**Requirement:** Lift out, unaltered, the lines of the material below between the line holding "The picture is" and the line holding "const alphaDomain = [-0.0511, 0.3712];", counting both.

+===+

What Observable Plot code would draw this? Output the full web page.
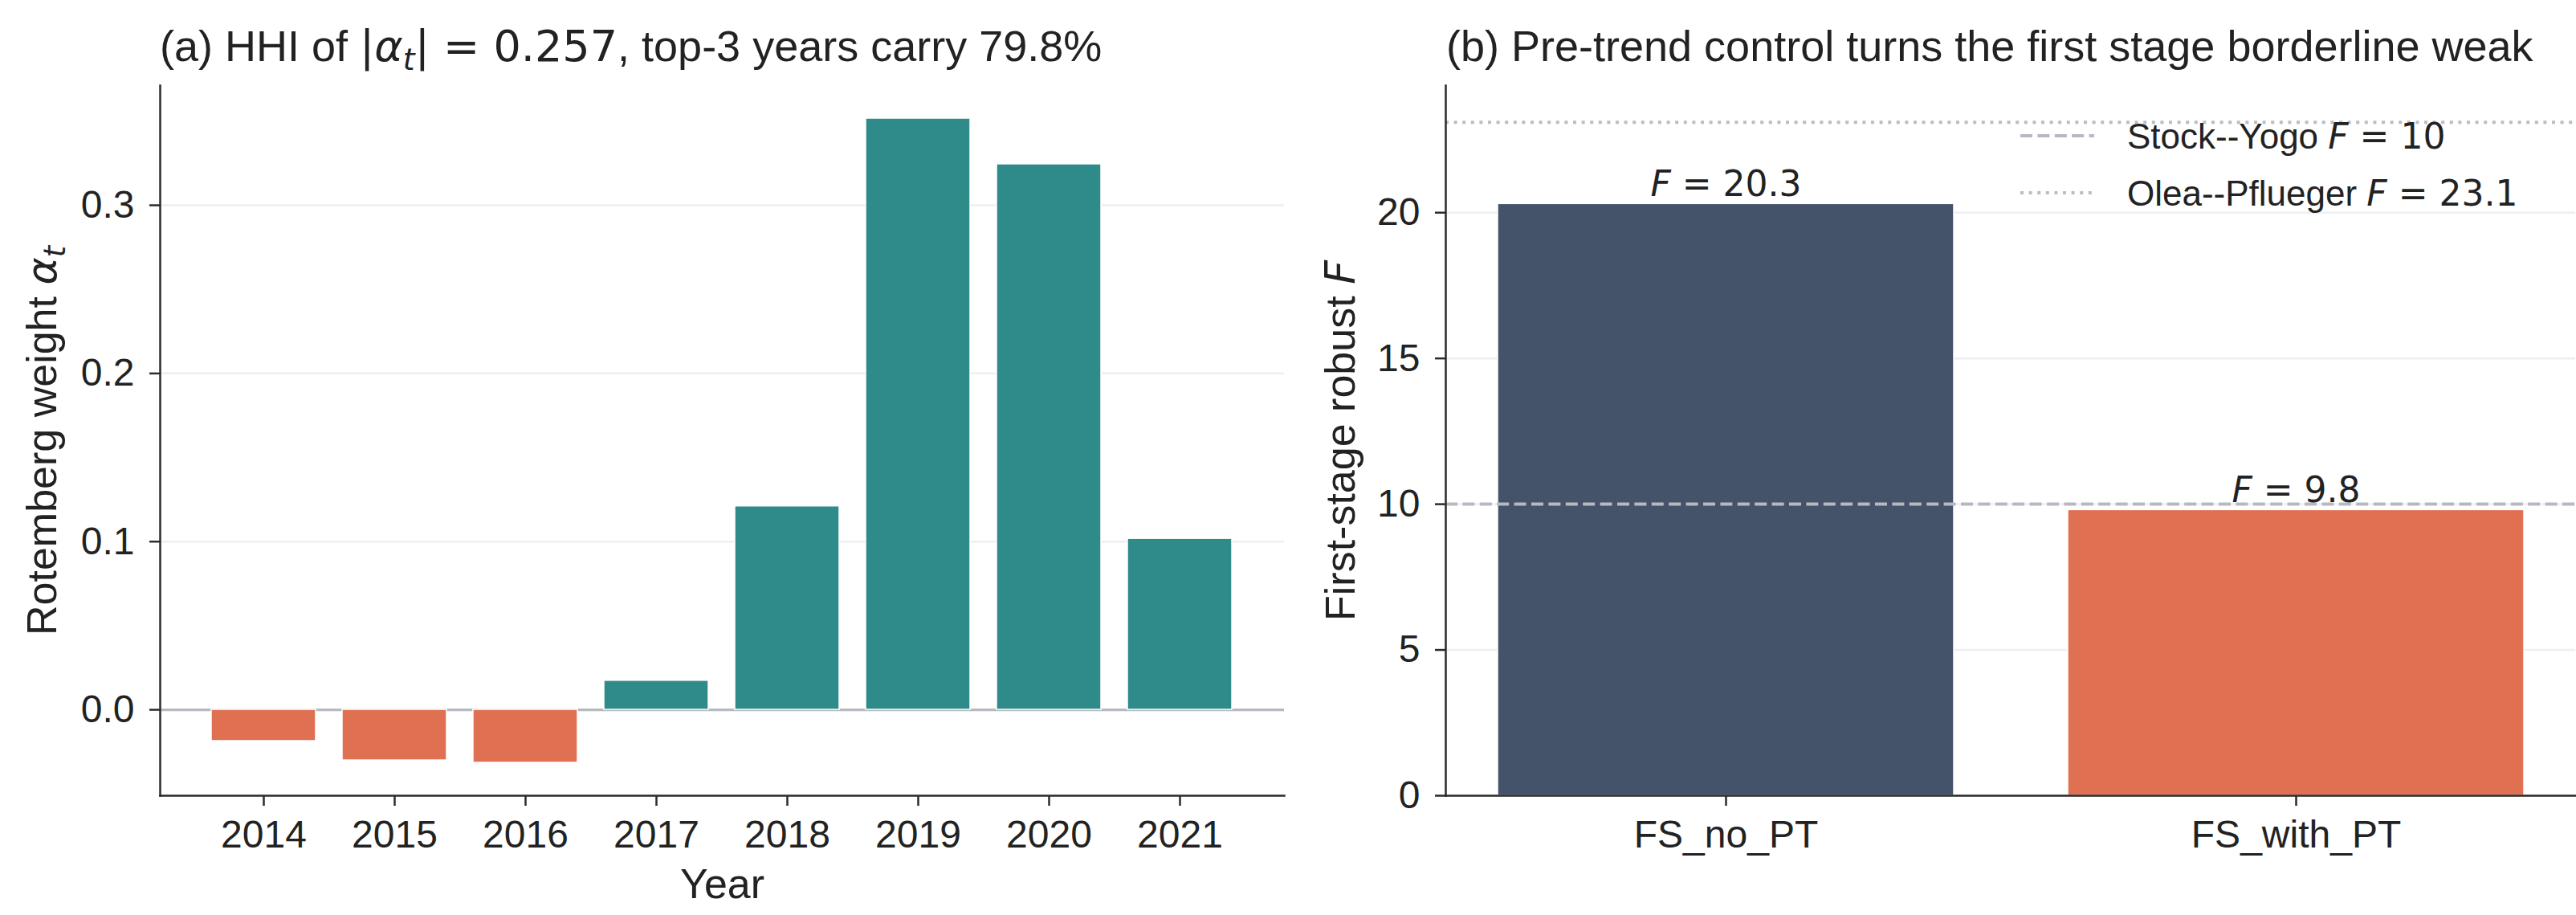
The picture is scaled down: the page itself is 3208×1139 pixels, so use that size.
<!DOCTYPE html>
<html><head><meta charset="utf-8">
<script src="https://cdn.jsdelivr.net/npm/d3@7"></script>
<script src="https://cdn.jsdelivr.net/npm/@observablehq/plot@0.6"></script>
<style>
body{margin:0;background:#fff;}
#root{position:relative;width:3208px;height:1139px;overflow:hidden;background:#fff;}
.panel{position:absolute;top:0;}
</style></head><body><div id="root"></div>
<script>
// ---------- data ----------
const years = ["2014", "2015", "2016", "2017", "2018", "2019", "2020", "2021"];
const rotembergWeights = [-0.0186, -0.0301, -0.0315, 0.0173, 0.1210, 0.3516, 0.3244, 0.1017];
const alphaTicks = [0, 0.1, 0.2, 0.3];
const alphaDomain = [-0.0511, 0.3712];

const specs = ["FS_no_PT", "FS_with_PT"];
const firstStageF = [20.3, 9.8];
const fTicks = [0, 5, 10, 15, 20];
const fDomain = [0, 24.36];
const thresholdNames = ["Stock--Yogo", "Olea--Pflueger"];
const thresholdValues = [10, 23.1];

// ---------- styles ----------
const SANS = "Liberation Sans, Arial, sans-serif";
const MATH = "DejaVu Sans, sans-serif";
const INK = "#222222";
const SPINE = "#2b2b2b";
const GRID = "#eeeef3";
const TEAL = "#2e8b89", ORANGE = "#df7052", SLATE = "#44536a";
const REFGRAY = "#b5b9c0";
const TITLE_SIZE = 54;

const root = document.getElementById("root");

function rich(textNode, parts, fontSize) {
  const t = d3.select(textNode);
  t.text(null);
  let shifted = 0;
  for (const p of parts) {
    const ts = t.append("tspan").text(p.t);
    if (p.math) ts.attr("font-family", MATH);
    if (p.italic) ts.attr("font-style", "italic");
    if (p.sub) {
      const s = fontSize * 0.2;
      ts.attr("font-size", fontSize * 0.7).attr("dy", s - shifted);
      shifted = s;
    } else if (shifted) {
      ts.attr("dy", -shifted);
      shifted = 0;
    }
  }
}

function styleAxisLabel(svg, which, parts, fontSize) {
  const t = svg.querySelector(`g[aria-label="${which}-axis label"] text`);
  if (!t) return;
  t.setAttribute("font-size", fontSize);
  rich(t, parts, fontSize);
}

function addTitle(svg, x, parts) {
  const t = d3.select(svg).append("text")
    .attr("x", x).attr("y", 76).attr("text-anchor", "start")
    .attr("font-family", SANS).attr("font-size", TITLE_SIZE).attr("fill", INK);
  rich(t.node(), parts, TITLE_SIZE);
}

// ---------- panel (a) ----------
const leftData = years.map((y, i) => ({year: y, w: rotembergWeights[i]}));
const left = Plot.plot({
  width: 1600, height: 1139,
  marginLeft: 199, marginRight: 1, marginTop: 106, marginBottom: 149,
  style: {fontFamily: SANS, background: "transparent", overflow: "visible", color: INK},
  x: {type: "band", domain: years, paddingInner: 0.2, paddingOuter: 0.39, align: 0.5},
  y: {domain: alphaDomain},
  color: {domain: ["neg", "pos"], range: [ORANGE, TEAL]},
  marks: [
    Plot.gridY(alphaTicks, {stroke: GRID, strokeOpacity: 1, strokeWidth: 2.5}),
    Plot.ruleY([0], {stroke: REFGRAY, strokeWidth: 3.2}),
    Plot.barY(leftData, {x: "year", y: "w", fill: d => d.w < 0 ? "neg" : "pos", stroke: "white", strokeWidth: 1.5}),
    Plot.axisY(alphaTicks, {tickSize: 13, tickPadding: 19, tickFormat: ".1f", strokeWidth: 2.5, stroke: SPINE,
      fontSize: 48, fill: INK, label: "Rotemberg weight", labelAnchor: "center", labelOffset: 166, labelArrow: "none"}),
    Plot.axisX({tickSize: 13, tickPadding: 17, strokeWidth: 2.5, stroke: SPINE, fontSize: 48, fill: INK,
      label: "Year", labelAnchor: "center", labelOffset: 127, labelArrow: "none"}),
    Plot.frame({anchor: "left", stroke: SPINE, strokeWidth: 2.5}),
    Plot.frame({anchor: "bottom", stroke: SPINE, strokeWidth: 2.5})
  ]
});
styleAxisLabel(left, "y", [{t: "Rotemberg weight "}, {t: "α", math: true, italic: true}, {t: "t", math: true, italic: true, sub: true}], 52);
styleAxisLabel(left, "x", [{t: "Year"}], 52);
addTitle(left, 199, [
  {t: "(a) HHI of "}, {t: "|", math: true}, {t: "α", math: true, italic: true},
  {t: "t", math: true, italic: true, sub: true}, {t: "| = 0.257", math: true},
  {t: ", top-3 years carry 79.8%"}
]);
left.classList.add("panel");
left.style.left = "0px";
root.appendChild(left);

// ---------- panel (b) ----------
const rightData = specs.map((s, i) => ({spec: s, F: firstStageF[i]}));
const thresholds = thresholdNames.map((n, i) => ({name: n, value: thresholdValues[i]}));
const right = Plot.plot({
  width: 1608, height: 1139,
  marginLeft: 200, marginRight: 1, marginTop: 106, marginBottom: 149,
  style: {fontFamily: SANS, background: "transparent", overflow: "visible", color: INK},
  x: {type: "band", domain: specs, paddingInner: 0.2, paddingOuter: 0.09, align: 0.5},
  y: {domain: fDomain},
  color: {domain: specs, range: [SLATE, ORANGE]},
  marks: [
    Plot.gridY(fTicks, {stroke: GRID, strokeOpacity: 1, strokeWidth: 2.5}),
    Plot.barY(rightData, {x: "spec", y: "F", fill: "spec", stroke: "white", strokeWidth: 1.5}),
    Plot.ruleY(thresholds.slice(0, 1), {y: "value", stroke: REFGRAY, strokeWidth: 4, strokeDasharray: "15 6.4"}),
    Plot.ruleY(thresholds.slice(1, 2), {y: "value", stroke: "#b9bdc4", strokeWidth: 4, strokeDasharray: "4 6.6"}),
    Plot.text(rightData, {x: "spec", y: "F", text: d => `F = ${d.F.toFixed(1)}`, dy: -10, lineAnchor: "bottom",
      textAnchor: "middle", fontFamily: MATH, fontSize: 44, fill: INK}),
    Plot.axisY(fTicks, {tickSize: 13, tickPadding: 19, strokeWidth: 2.5, stroke: SPINE, fontSize: 48, fill: INK,
      label: "First-stage robust", labelAnchor: "center", labelOffset: 150, labelArrow: "none"}),
    Plot.axisX({tickSize: 13, tickPadding: 17, strokeWidth: 2.5, stroke: SPINE, fontSize: 48, fill: INK, label: null}),
    Plot.frame({anchor: "left", stroke: SPINE, strokeWidth: 2.5}),
    Plot.frame({anchor: "bottom", stroke: SPINE, strokeWidth: 2.5})
  ]
});
styleAxisLabel(right, "y", [{t: "First-stage robust "}, {t: "F", math: true, italic: true}], 52);
right.querySelectorAll('g[aria-label="text"] text').forEach(node => {
  const s = node.textContent;
  rich(node, [{t: "F", italic: true}, {t: s.slice(1)}], 44);
});
addTitle(right, 201, [{t: "(b) Pre-trend control turns the first stage borderline weak"}]);

// legend
const lg = d3.select(right).append("g").attr("aria-label", "legend").attr("text-anchor", "start");
const legendRows = [
  {dash: "15 6.4", stroke: REFGRAY},
  {dash: "4 6.6", stroke: "#b9bdc4"}
];
thresholds.forEach((th, i) => {
  const cy = 169 + i * 71;
  lg.append("line").attr("x1", 916).attr("x2", 1008).attr("y1", cy).attr("y2", cy)
    .attr("stroke", legendRows[i].stroke).attr("stroke-width", 4).attr("stroke-dasharray", legendRows[i].dash);
  const t = lg.append("text").attr("x", 1049).attr("y", cy + 16).attr("text-anchor", "start")
    .attr("font-family", SANS).attr("font-size", 44).attr("fill", INK);
  rich(t.node(), [{t: th.name + " "}, {t: "F", math: true, italic: true}, {t: " = " + th.value, math: true}], 44);
});

right.classList.add("panel");
right.style.left = "1600px";
root.appendChild(right);
</script></body></html>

+===+

**Problem solution:**
The picture is scaled down: the page itself is 3208×1139 pixels, so use that size.
<!DOCTYPE html>
<html><head><meta charset="utf-8">
<script src="https://cdn.jsdelivr.net/npm/d3@7"></script>
<script src="https://cdn.jsdelivr.net/npm/@observablehq/plot@0.6"></script>
<style>
body{margin:0;background:#fff;}
#root{position:relative;width:3208px;height:1139px;overflow:hidden;background:#fff;}
.panel{position:absolute;top:0;}
</style></head><body><div id="root"></div>
<script>
// ---------- data ----------
const years = ["2014", "2015", "2016", "2017", "2018", "2019", "2020", "2021"];
const rotembergWeights = [-0.0186, -0.0301, -0.0315, 0.0173, 0.1210, 0.3516, 0.3244, 0.1017];
const alphaTicks = [0, 0.1, 0.2, 0.3];
const alphaDomain = [-0.0511, 0.3712];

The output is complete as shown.